The COVID-19 pandemic and national lockdown has proved a death knell for several local businesses, many of which have been unable to fully operate under these trying conditions. Added to this is the increasing number of SMEs that are currently struggling to keep things afloat, which has been further exacerbated by the fact that financing is even harder to come by.
Looking at the current SME landscape in the COVID-19 era and how the ability to get financing has been impacted is software firm Xero. Its research, which was conducted just prior to the lockdown coming into effect, shows that that many finance applications were turned down.
“We found that small business decision-makers would take out a loan of R234,563 over the next year to support growth and they want to borrow almost R3 million (R2,711,160) on average over the next five years.

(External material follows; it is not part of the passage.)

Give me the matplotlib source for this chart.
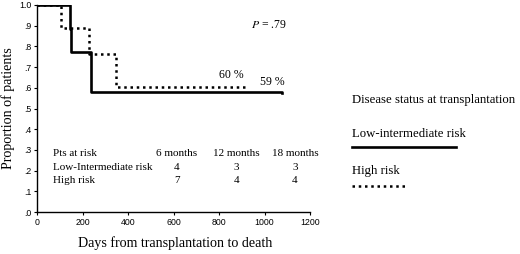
import matplotlib.pyplot as plt

# Kaplan-Meier style curves
low_days = [0, 145, 150, 236, 1075]
low_surv = [1.0, 0.885, 0.775, 0.58, 0.575]
high_days = [0, 105, 230, 346, 914]
high_surv = [1.0, 0.89, 0.765, 0.605, 0.605]

xticks = [0, 200, 400, 600, 800, 1000, 1200]
yticks = [0, 0.1, 0.2, 0.3, 0.4, 0.5, 0.6, 0.7, 0.8, 0.9, 1.0]
ytick_labels = ['.0', '.1', '.2', '.3', '.4', '.5', '.6', '.7', '.8', '.9', '1.0']

risk_cols = ['6 months', '12 months', '18 months']
risk_col_x = [615, 875, 1134]
risk_rows = ['Low-Intermediate risk', 'High risk']
risk_low = [4, 3, 3]
risk_high = [7, 4, 4]

serif = 'Liberation Serif'
W, H = 520, 254

fig = plt.figure(figsize=(5.2, 2.54), dpi=100)
ax = fig.add_axes([37 / W, 1 - 212 / H, 273 / W, 207 / H])

ax.plot(low_days, low_surv, drawstyle='steps-post', color='black', lw=1.9)
ax.plot(high_days, high_surv, drawstyle='steps-post', color='black', lw=1.8,
        linestyle=(0, (1, 1.5)))

ax.set_xlim(0, 1200)
ax.set_ylim(0, 1.0)
ax.set_xticks(xticks)
ax.set_yticks(yticks)
ax.set_yticklabels(ytick_labels)
ax.tick_params(labelsize=6.3, length=2, width=0.8, pad=2, labelfontfamily='Liberation Sans')
for s in ['top', 'right']:
    ax.spines[s].set_visible(False)
for s in ['left', 'bottom']:
    ax.spines[s].set_linewidth(1.0)

ax.set_xlabel('Days from transplantation to death', family=serif, fontsize=10.1)
ax.xaxis.set_label_coords((175 - 37) / 273, -(236 - 212) / 207)
ax.set_ylabel('Proportion of patients', family=serif, fontsize=10.1)
ax.yaxis.set_label_coords(-(37 - 15) / 273, 0.5)

# numbers at risk table
fs = 8
ax.text(70, 0.285, 'Pts at risk', family=serif, fontsize=fs, va='center')
for x, c in zip(risk_col_x, risk_cols):
    ax.text(x, 0.285, c, family=serif, fontsize=fs, va='center', ha='center')
ax.text(70, 0.217, risk_rows[0], family=serif, fontsize=fs, va='center')
ax.text(70, 0.15, risk_rows[1], family=serif, fontsize=fs, va='center')
for x, a, b in zip(risk_col_x, risk_low, risk_high):
    ax.text(x, 0.217, str(a), family=serif, fontsize=fs, va='center', ha='center')
    ax.text(x, 0.15, str(b), family=serif, fontsize=fs, va='center', ha='center')

ax.text(1020, 0.905, r'$P$ = .79', family=serif, fontsize=8.5, va='center', ha='center',
        math_fontfamily='stix')
ax.text(855, 0.66, '60 %', family=serif, fontsize=8.5, va='center', ha='center')
ax.text(1035, 0.63, '59 %', family=serif, fontsize=8.5, va='center', ha='center')

# legend drawn outside the axes
lfs = 9.2
fig.text(352 / W, 1 - 100 / H, 'Disease status at transplantation', family=serif,
         fontsize=lfs, va='center')
fig.text(352 / W, 1 - 134 / H, 'Low-intermediate risk', family=serif, fontsize=lfs, va='center')
fig.add_artist(plt.Line2D([352 / W, 456 / W], [1 - 147 / H, 1 - 147 / H], color='black', lw=1.9))
fig.text(352 / W, 1 - 171 / H, 'High risk', family=serif, fontsize=lfs, va='center')
fig.add_artist(plt.Line2D([352 / W, 408 / W], [1 - 186 / H, 1 - 186 / H], color='black', lw=1.8,
                          linestyle=(0, (1, 1.5))))

fig.savefig('out.png', dpi=100)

Despite this, just under half (47%) said they had been rejected for a loan, either from a bank or traditional credit provider, while a further 70% said they are unfamiliar with alternative lending,” explains Colin Timmis, Xero SA Country Manager.
A clearer picture
The firm also found that a significant portion of SMEs did not have a clear enough picture of its financial situation in order to make an application for additional capital either, with Xero’s research yielding 28 percent among respondents.
“Keeping on top of your cash flow is more important than ever – especially for those looking to apply for the grants and schemes being offered. Unfortunately, according to the Heavy Chef research (PDF), 68% of SMEs were unsuccessful in their application for Covid-19 funding. In short, access to finance is a major threat to the recovery and long-term aspirations of South Africa’s SMEs,” adds Timmis.

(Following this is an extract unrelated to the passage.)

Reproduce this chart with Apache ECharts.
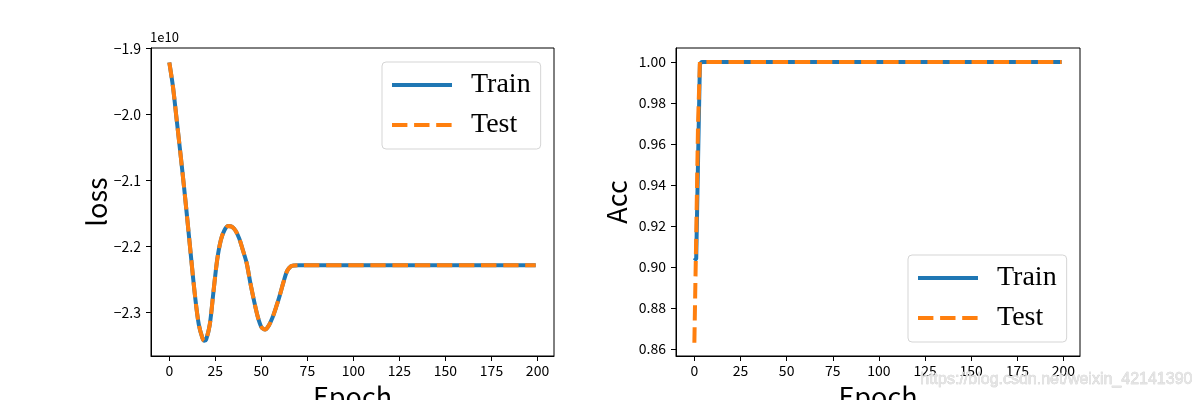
<!DOCTYPE html>
<html><head><meta charset="utf-8">
<script src="https://cdn.jsdelivr.net/npm/echarts@6/dist/echarts.min.js"></script>
<style>html,body{margin:0;padding:0;background:#fff}#c{width:1200px;height:400px}</style>
</head><body><div id="c"></div>
<script>
// ---- data (loss in units of 1e10) ----
const lossEpochs = [0,2,4,6,8,10,12,14,16,18,19,20,22,24,26,28,30,32,34,36,38,40,42,44,46,48,50,52,54,56,58,60,62,64,66,68,70,199];
const trainLoss = [-1.921,-1.958,-2.008,-2.058,-2.110,-2.165,-2.222,-2.276,-2.318,-2.339,-2.343,-2.341,-2.318,-2.268,-2.220,-2.190,-2.175,-2.169,-2.170,-2.176,-2.188,-2.206,-2.225,-2.255,-2.282,-2.306,-2.322,-2.326,-2.320,-2.308,-2.292,-2.274,-2.254,-2.237,-2.230,-2.2287,-2.2284,-2.2283];
const testLoss  = [-1.921,-1.958,-2.008,-2.058,-2.110,-2.165,-2.222,-2.276,-2.318,-2.339,-2.343,-2.341,-2.318,-2.268,-2.220,-2.190,-2.175,-2.169,-2.170,-2.176,-2.188,-2.206,-2.225,-2.255,-2.282,-2.306,-2.322,-2.326,-2.320,-2.308,-2.292,-2.274,-2.254,-2.237,-2.230,-2.2287,-2.2284,-2.2283];
const trainAccEpochs = [0,1,2,3,4,199];
const trainAcc = [0.903,0.904,0.952,0.999,1.0,1.0];
const testAccEpochs = [0,1,2,3,199];
const testAcc = [0.863,0.915,0.970,1.0,1.0];
const xTicks = [0,25,50,75,100,125,150,175,200];
const lossTicks = [-2.3,-2.2,-2.1,-2.0,-1.9];
const accTicks = [0.86,0.88,0.90,0.92,0.94,0.96,0.98,1.00];
const lossScaleLabel = '1e10';
const seriesNames = ['Train','Test'];
const watermark = 'https://blog.csdn.net/weixin_42141390';

const pairs = (xs, ys) => xs.map((x, i) => [x, ys[i]]);
const BLUE = '#1f77b4', ORANGE = '#ff7f0e';
const SANS = '"Noto Sans CJK SC", "Liberation Sans", sans-serif';
const DASH = [15.4, 6.7];

function xAxisCfg(gi) {
  return {
    type: 'value', gridIndex: gi, min: -9.95, max: 208.95,
    name: 'Epoch', nameLocation: 'middle', nameGap: 22,
    nameTextStyle: {fontFamily: SANS, fontSize: 27, color: '#000'},
    axisLine: {show: true, onZero: false, lineStyle: {color: '#000', width: 1}},
    axisTick: {show: true, customValues: xTicks, length: 5, lineStyle: {color: '#000'}},
    axisLabel: {customValues: xTicks, margin: 8, fontFamily: SANS, fontSize: 14, color: '#000'},
    splitLine: {show: false}
  };
}
function yAxisCfg(gi, name, ticks, min, max, fmt, gap) {
  return {
    type: 'value', gridIndex: gi, min: min, max: max,
    name: name, nameLocation: 'middle', nameGap: gap,
    nameTextStyle: {fontFamily: SANS, fontSize: 27, color: '#000'},
    axisLine: {show: true, onZero: false, lineStyle: {color: '#000', width: 1}},
    axisTick: {show: true, customValues: ticks, length: 5, lineStyle: {color: '#000'}},
    axisLabel: {customValues: ticks, margin: 10, fontFamily: SANS, fontSize: 14, color: '#000', formatter: fmt},
    splitLine: {show: false}
  };
}
function legendCfg(left, top) {
  return {
    data: seriesNames, left: left, top: top, orient: 'vertical',
    itemWidth: 60, itemHeight: 14, itemGap: 12,
    padding: [9, 10, 10, 8],
    backgroundColor: 'rgba(255,255,255,0.8)', borderColor: '#d5d5d5', borderWidth: 1, borderRadius: 4,
    selectedMode: false,
    itemStyle: {opacity: 0},
    lineStyle: {width: 4},
    textStyle: {fontFamily: '"Liberation Serif", serif', fontSize: 28, lineHeight: 28, color: '#000', padding: [0, 0, 0, 14]}
  };
}
function lineSeries(name, xi, data, color, dashed, smooth) {
  return {
    name: name, type: 'line', xAxisIndex: xi, yAxisIndex: xi, data: data,
    symbol: 'none', showSymbol: false, smooth: smooth, animation: false,
    lineStyle: {color: color, width: 4, type: dashed ? DASH : 'solid'},
    itemStyle: {color: color}
  };
}

const chart = echarts.init(document.getElementById('c'), null, {renderer: 'canvas'});
chart.setOption({
  animation: false,
  backgroundColor: '#fff',
  title: {text: lossScaleLabel, left: 150, top: 31, padding: 0,
          textStyle: {fontFamily: SANS, fontSize: 13, fontWeight: 'normal', color: '#000'}},
  grid: [
    {left: 151, top: 48, width: 403, height: 308, show: true, borderColor: '#000', borderWidth: 1, outerBoundsMode: 'none', containLabel: false},
    {left: 676, top: 48, width: 404, height: 308, show: true, borderColor: '#000', borderWidth: 1, outerBoundsMode: 'none', containLabel: false}
  ],
  xAxis: [xAxisCfg(0), xAxisCfg(1)],
  yAxis: [
    yAxisCfg(0, 'loss', lossTicks, -2.366, -1.899, v => (v < 0 ? '\u2212' : '') + Math.abs(v).toFixed(1), 40),
    yAxisCfg(1, 'Acc', accTicks, 0.8565, 1.0068, v => v.toFixed(2), 46)
  ],
  legend: [legendCfg(382, 62), legendCfg(908, 255)],
  series: [
    lineSeries(seriesNames[0], 0, pairs(lossEpochs, trainLoss), BLUE, false, 0.3),
    lineSeries(seriesNames[1], 0, pairs(lossEpochs, testLoss), ORANGE, true, 0.3),
    lineSeries(seriesNames[0], 1, pairs(trainAccEpochs, trainAcc), BLUE, false, false),
    lineSeries(seriesNames[1], 1, pairs(testAccEpochs, testAcc), ORANGE, true, false)
  ],
  graphic: [{
    type: 'text', left: 920, top: 371, z: 100,
    style: {text: watermark, font: '16px "Liberation Sans", sans-serif', fill: '#e4e4e4', stroke: '#c8c8c8', lineWidth: 0.5}
  }]
});
</script></body></html>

“Access to capital is a fundamental necessity for the support and growth of almost every type of business. Regrettably, however, ‘applying for a loan’ has picked up negative connotations. If we are to ensure that businesses can access the capital they need, we must remove the stigma against borrowing as SMEs seek funding – whether it’s an essential government loan in light of Covid-19 or a private one to help spur business growth,” he continues.
While Timmis acknowledges the fact that many SMEs need to have a clearer picture of its financial situation in order to apply for the necessary financing needed, he also points to alternative lenders as a potential avenue to work around the issue of traditional lenders not being able to assist during the COVID-19 era.
Unaware of the options
That said, the alternative lender market appears to be a relative unknown entity locally.
“Almost three-quarters of respondents (74%) agreed that traditional lenders were becoming more stringent or pulling back on lending. The same percentage reported that they would be more likely to apply for finance if there were more lending options available. Worryingly, 76% agreed that they are not clear on what alternative lending options there are in the market for SMEs,” says Timmis.
“Alternative lenders leverage technology, automation and data-driven decisions to help provide SMEs with quicker decisions,” clarifies Trevor Gosling, CEO and co-founder of alternative lender Lulalend.
The ability to embrace technology in order to help finance SMEs could prove a disruptive one, with Daniel Goldberg, co-founder at digital financing company Bridgement, highlighting its advantages.
“We need to focus on removing the barriers that prevent small businesses from getting the funding they need to grow. Part of this is closing the knowledge gap that exists around alternative options. There will also be several learnings from the current financing schemes the government is running in response to Covid-19. Technology, real-time data, and alternative lenders can play a key role in simplifying processes in the future,” he points out.
An untapped alternative
Moving forward then, a greater number of SMEs will need to tap into the alternative lender market locally if they plan to keep going throughout lockdown and remain viable once the COVID-19 era ends.
“Surviving and prospering after the coronavirus pandemic will require many businesses to reach out for financing. We must work to destigmatise the borrowing process and make sure that SMEs are aware of the options so that the country’s businesses can come back strong,” concludes Timmis.